Stated exercise ▸ Restate the whole listing word for word. Pictures are left out.

Provided data ▸

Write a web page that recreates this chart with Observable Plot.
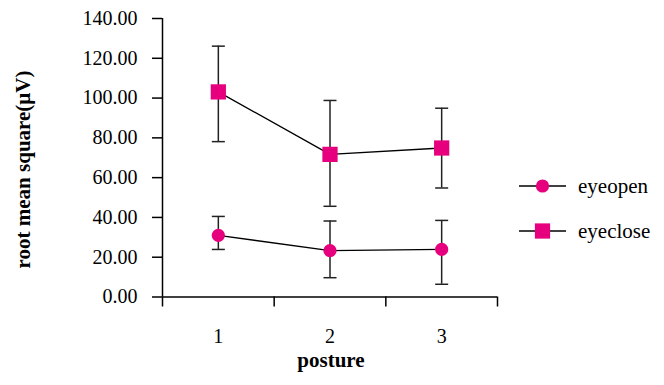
<!DOCTYPE html>
<html>
<head>
<meta charset="utf-8">
<script src="https://cdn.jsdelivr.net/npm/d3@7"></script>
<script src="https://cdn.jsdelivr.net/npm/@observablehq/plot@0.6"></script>
<style>
  html, body { margin: 0; padding: 0; background: #fff; }
  #wrap { position: relative; width: 664px; height: 385px; overflow: hidden; font-family: "Liberation Serif", "Times New Roman", serif; }
  #wrap svg { position: absolute; left: 0; top: 0; }
  #legend { position: absolute; left: 518px; top: 172px; }
  .item { display: flex; align-items: center; height: 28px; margin-bottom: 17px; font-size: 21px; color: #000; }
  .item svg { position: static !important; margin-right: 12px; }
  .title { position: absolute; font-weight: bold; font-size: 21px; line-height: 21px; height: 21px; color: #000; white-space: nowrap; text-align: center; }
  #xtitle { left: 181px; top: 350px; width: 300px; }
  #ytitle { left: -126.6px; top: 158.5px; width: 300px; transform: rotate(-90deg); }
</style>
</head>
<body>
<div id="wrap">
  <div id="legend"></div>
  <div id="xtitle" class="title"></div>
  <div id="ytitle" class="title"></div>
</div>
<script>
// ---- data ----
const postures = [1, 2, 3];
const seriesNames = ["eyeopen", "eyeclose"];
const eyeopenMean = [31.0, 23.3, 23.9];
const eyeopenHigh = [40.5, 38.2, 38.5];
const eyeopenLow  = [23.9, 9.7, 6.4];
const eyecloseMean = [103.1, 71.7, 74.9];
const eyecloseHigh = [126.1, 98.8, 94.9];
const eyecloseLow  = [78.1, 45.6, 54.8];
const yTicks = [0, 20, 40, 60, 80, 100, 120, 140];
const xBoundaries = [0.5, 1.5, 2.5, 3.5];
const xLabel = "posture";
const yLabel = "root mean square(\u03bcV)";

const magenta = "#E6007E";
const radii = {eyeopen: 6.6, eyeclose: 8.6};

const rows = [];
postures.forEach((p, i) => {
  rows.push({posture: p, series: "eyeopen", mean: eyeopenMean[i], hi: eyeopenHigh[i], lo: eyeopenLow[i]});
  rows.push({posture: p, series: "eyeclose", mean: eyecloseMean[i], hi: eyecloseHigh[i], lo: eyecloseLow[i]});
});

// horizontal cap symbol for error bars
const cap = { draw(ctx, size) { const w = Math.sqrt(size / Math.PI); ctx.moveTo(-w, 0); ctx.lineTo(w, 0); } };

const font = '"Liberation Serif", "Times New Roman", serif';

const chart = Plot.plot({
  width: 664,
  height: 385,
  marginLeft: 162,
  marginRight: 167,
  marginTop: 18,
  marginBottom: 88.5,
  style: {fontFamily: font, fontSize: "20px", color: "#000", background: "transparent", overflow: "visible"},
  x: {type: "linear", domain: [0.5, 3.5]},
  y: {domain: [0, 140]},
  marks: [
    Plot.ruleY([0], {stroke: "#000", strokeWidth: 1.5}),
    Plot.ruleX([0.5], {stroke: "#000", strokeWidth: 1.5}),
    Plot.axisY({ticks: yTicks, tickFormat: d3.format(".2f"), tickSize: 10, tickPadding: 15, label: null, stroke: "#000", strokeWidth: 1.5, fontSize: 20, fontFamily: font, fill: "#000"}),
    Plot.axisX({ticks: xBoundaries, tickFormat: () => "", tickSize: 10, label: null, stroke: "#000", strokeWidth: 1.5}),
    Plot.axisX({ticks: postures, tickFormat: d => String(d), tickSize: 0, tickPadding: 32, label: null, fontSize: 20, fontFamily: font, fill: "#000"}),
    // error bars
    Plot.ruleX(rows, {x: "posture", y1: "lo", y2: "hi", stroke: "#222", strokeWidth: 1.5}),
    Plot.dot(rows, {x: "posture", y: "hi", symbol: cap, r: 6.5, stroke: "#222", strokeWidth: 1.5}),
    Plot.dot(rows, {x: "posture", y: "lo", symbol: cap, r: 6.5, stroke: "#222", strokeWidth: 1.5}),
    // lines
    Plot.line(rows, {x: "posture", y: "mean", z: "series", stroke: "#000", strokeWidth: 1.3}),
    // markers
    Plot.dot(rows.filter(d => d.series === "eyeopen"), {x: "posture", y: "mean", symbol: "circle", r: radii.eyeopen, fill: magenta}),
    Plot.dot(rows.filter(d => d.series === "eyeclose"), {x: "posture", y: "mean", symbol: "square", r: radii.eyeclose, fill: magenta})
  ]
});
document.getElementById("wrap").prepend(chart);

document.getElementById("xtitle").textContent = xLabel;
document.getElementById("ytitle").textContent = yLabel;

// legend
const legend = document.getElementById("legend");
seriesNames.forEach(name => {
  const item = document.createElement("div");
  item.className = "item";
  const svg = d3.create("svg").attr("width", 48).attr("height", 28);
  svg.append("line").attr("x1", 1).attr("x2", 48).attr("y1", 14).attr("y2", 14).attr("stroke", "#000").attr("stroke-width", 1.3);
  const r = radii[name];
  const sym = name === "eyeopen" ? d3.symbolCircle : d3.symbolSquare;
  svg.append("path").attr("transform", "translate(24.5,14)").attr("d", d3.symbol(sym, Math.PI * r * r)()).attr("fill", magenta);
  item.appendChild(svg.node());
  const span = document.createElement("span");
  span.textContent = name;
  item.appendChild(span);
  legend.appendChild(item);
});
</script>
</body>
</html>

Full solution ▸
Write a web page that recreates this chart with Observable Plot.
<!DOCTYPE html>
<html>
<head>
<meta charset="utf-8">
<script src="https://cdn.jsdelivr.net/npm/d3@7"></script>
<script src="https://cdn.jsdelivr.net/npm/@observablehq/plot@0.6"></script>
<style>
  html, body { margin: 0; padding: 0; background: #fff; }
  #wrap { position: relative; width: 664px; height: 385px; overflow: hidden; font-family: "Liberation Serif", "Times New Roman", serif; }
  #wrap svg { position: absolute; left: 0; top: 0; }
  #legend { position: absolute; left: 518px; top: 172px; }
  .item { display: flex; align-items: center; height: 28px; margin-bottom: 17px; font-size: 21px; color: #000; }
  .item svg { position: static !important; margin-right: 12px; }
  .title { position: absolute; font-weight: bold; font-size: 21px; line-height: 21px; height: 21px; color: #000; white-space: nowrap; text-align: center; }
  #xtitle { left: 181px; top: 350px; width: 300px; }
  #ytitle { left: -126.6px; top: 158.5px; width: 300px; transform: rotate(-90deg); }
</style>
</head>
<body>
<div id="wrap">
  <div id="legend"></div>
  <div id="xtitle" class="title"></div>
  <div id="ytitle" class="title"></div>
</div>
<script>
// ---- data ----
const postures = [1, 2, 3];
const seriesNames = ["eyeopen", "eyeclose"];
const eyeopenMean = [31.0, 23.3, 23.9];
const eyeopenHigh = [40.5, 38.2, 38.5];
const eyeopenLow  = [23.9, 9.7, 6.4];
const eyecloseMean = [103.1, 71.7, 74.9];
const eyecloseHigh = [126.1, 98.8, 94.9];
const eyecloseLow  = [78.1, 45.6, 54.8];
const yTicks = [0, 20, 40, 60, 80, 100, 120, 140];
const xBoundaries = [0.5, 1.5, 2.5, 3.5];
const xLabel = "posture";
const yLabel = "root mean square(\u03bcV)";

const magenta = "#E6007E";
const radii = {eyeopen: 6.6, eyeclose: 8.6};

const rows = [];
postures.forEach((p, i) => {
  rows.push({posture: p, series: "eyeopen", mean: eyeopenMean[i], hi: eyeopenHigh[i], lo: eyeopenLow[i]});
  rows.push({posture: p, series: "eyeclose", mean: eyecloseMean[i], hi: eyecloseHigh[i], lo: eyecloseLow[i]});
});

// horizontal cap symbol for error bars
const cap = { draw(ctx, size) { const w = Math.sqrt(size / Math.PI); ctx.moveTo(-w, 0); ctx.lineTo(w, 0); } };

const font = '"Liberation Serif", "Times New Roman", serif';

const chart = Plot.plot({
  width: 664,
  height: 385,
  marginLeft: 162,
  marginRight: 167,
  marginTop: 18,
  marginBottom: 88.5,
  style: {fontFamily: font, fontSize: "20px", color: "#000", background: "transparent", overflow: "visible"},
  x: {type: "linear", domain: [0.5, 3.5]},
  y: {domain: [0, 140]},
  marks: [
    Plot.ruleY([0], {stroke: "#000", strokeWidth: 1.5}),
    Plot.ruleX([0.5], {stroke: "#000", strokeWidth: 1.5}),
    Plot.axisY({ticks: yTicks, tickFormat: d3.format(".2f"), tickSize: 10, tickPadding: 15, label: null, stroke: "#000", strokeWidth: 1.5, fontSize: 20, fontFamily: font, fill: "#000"}),
    Plot.axisX({ticks: xBoundaries, tickFormat: () => "", tickSize: 10, label: null, stroke: "#000", strokeWidth: 1.5}),
    Plot.axisX({ticks: postures, tickFormat: d => String(d), tickSize: 0, tickPadding: 32, label: null, fontSize: 20, fontFamily: font, fill: "#000"}),
    // error bars
    Plot.ruleX(rows, {x: "posture", y1: "lo", y2: "hi", stroke: "#222", strokeWidth: 1.5}),
    Plot.dot(rows, {x: "posture", y: "hi", symbol: cap, r: 6.5, stroke: "#222", strokeWidth: 1.5}),
    Plot.dot(rows, {x: "posture", y: "lo", symbol: cap, r: 6.5, stroke: "#222", strokeWidth: 1.5}),
    // lines
    Plot.line(rows, {x: "posture", y: "mean", z: "series", stroke: "#000", strokeWidth: 1.3}),
    // markers
    Plot.dot(rows.filter(d => d.series === "eyeopen"), {x: "posture", y: "mean", symbol: "circle", r: radii.eyeopen, fill: magenta}),
    Plot.dot(rows.filter(d => d.series === "eyeclose"), {x: "posture", y: "mean", symbol: "square", r: radii.eyeclose, fill: magenta})
  ]
});
document.getElementById("wrap").prepend(chart);

document.getElementById("xtitle").textContent = xLabel;
document.getElementById("ytitle").textContent = yLabel;

// legend
const legend = document.getElementById("legend");
seriesNames.forEach(name => {
  const item = document.createElement("div");
  item.className = "item";
  const svg = d3.create("svg").attr("width", 48).attr("height", 28);
  svg.append("line").attr("x1", 1).attr("x2", 48).attr("y1", 14).attr("y2", 14).attr("stroke", "#000").attr("stroke-width", 1.3);
  const r = radii[name];
  const sym = name === "eyeopen" ? d3.symbolCircle : d3.symbolSquare;
  svg.append("path").attr("transform", "translate(24.5,14)").attr("d", d3.symbol(sym, Math.PI * r * r)()).attr("fill", magenta);
  item.appendChild(svg.node());
  const span = document.createElement("span");
  span.textContent = name;
  item.appendChild(span);
  legend.appendChild(item);
});
</script>
</body>
</html>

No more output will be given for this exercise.